Here is my command, running with batch_size=48 right now, previously I did batch_size=6. I am using https://huggingface.co/facebook/galactica-125m and A100 GPU.

#!/bin/bash

exp_name="gsm8k_python_sdp_galactica_125m_8x"
keep_num_ckpt='40'
batch_size="12"
eval_batch_size="64"
gradient_accumulation_steps="4"

train_file="data/gsm8k_python_sdp.json"
test_file="data/gsm8k_test_set.json"
engine="python" # 'python' or 'nl'
model_name_or_path="hf_models/galactica-125m"
tokenizer_name_or_path="hf_models/galactica-125m"
model_dir="checkpoints/models_outputs_sft_small/${exp_name}/"
wandb_run_name="${exp_name}"
wandb_log="True"
wandb_project="ReFT_small"
n_epochs="40"
num_workers="8"
learning_rate="2e-5"
weight_decay="0"
warmup_step="-100"
clip_grad_norm="1"
evaluating_epoch_freq="1"
logging_epoch_freq="1"
saving_epoch_freq="1"
logging_step_freq="10"
evaluating_step_freq="-100"
saving_step_freq="-100"
seed="42"
max_input_length="1024"

mkdir -p "${model_dir}"
python train_sft_model.py \
            --model_name_or_path "${model_name_or_path}" \
            --tokenizer_name_or_path "${tokenizer_name_or_path}" \
            --train_file "${train_file}" \
            --test_file "${test_file}" \
            --model_dir "${model_dir}" \
            --batch_size "${batch_size}" \
            --eval_batch_size "${eval_batch_size}" \
            --n_epochs "${n_epochs}" \
            --num_workers "${num_workers}" \
            --learning_rate "${learning_rate}" \
            --weight_decay "${weight_decay}" \
            --warmup_step "${warmup_step}" \
            --clip_grad_norm "${clip_grad_norm}" \
            --evaluating_epoch_freq "${evaluating_epoch_freq}" \
            --logging_epoch_freq "${logging_epoch_freq}" \
            --saving_epoch_freq "${saving_epoch_freq}" \
            --evaluating_step_freq "${evaluating_step_freq}" \
            --logging_step_freq "${logging_step_freq}" \
            --saving_step_freq "${saving_step_freq}" \
            --seed "${seed}" \
            --max_input_length "${max_input_length}" \
            --gradient_accumulation_steps "${gradient_accumulation_steps}" \
            --keep_num_ckpt "${keep_num_ckpt}" \
            --wandb_log "${wandb_log}" \
            --wandb_project "${wandb_project}" \
            --wandb_run_name "${wandb_run_name}" \
            --engine "${engine}" \
            1> >(tee "${model_dir}"/"${exp_name}".log) \
            2> >(tee "${model_dir}"/"${exp_name}".err >&2)

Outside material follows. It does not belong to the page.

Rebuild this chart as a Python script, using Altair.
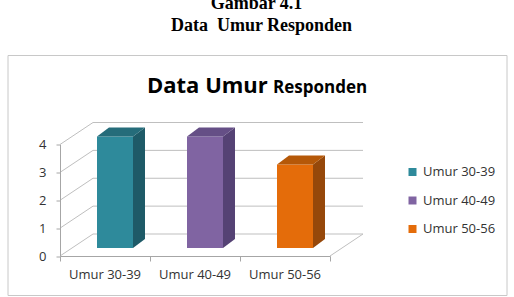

This is mine for that setting:

[Eval Info] value_accuracy: 0.22745%
[Eval Info] value_accuracy: 0.75815%
[Eval Info] value_accuracy: 0.9856%
[Eval Info] value_accuracy: 2.047%

I switched

mwp_ReFT/train_sft_model.py

Line 303 in b274bda

output_ = model.module.generate(

to:

output_ = model.generate(

because model had no attribute module with my command.

Hi @conglu1997 ,
Why don't you run with accelerate? .... You can still use the script to run with single node and your config by setting num_processes='1' and batch size=12 and gradient_accumulation_steps=4, and the result is still ok ..

cat ppo_paper_final_new/_models_outputs_sft_small/gsm8k_python_sdp_galactica_125m/gsm8k_python_sdp_galactica_125m.log  | grep "value_accuracy:"
[Eval Info] value_accuracy: 5.3071%
[Eval Info] value_accuracy: 10.538%
[Eval Info] value_accuracy: 13.874%
[Eval Info] value_accuracy: 15.997%

I've never tested this script without accelerate though ... so it could be incompatible ...

Best Regards,
Trung

OK changing to accelerate fixed everything, thanks again for all the help!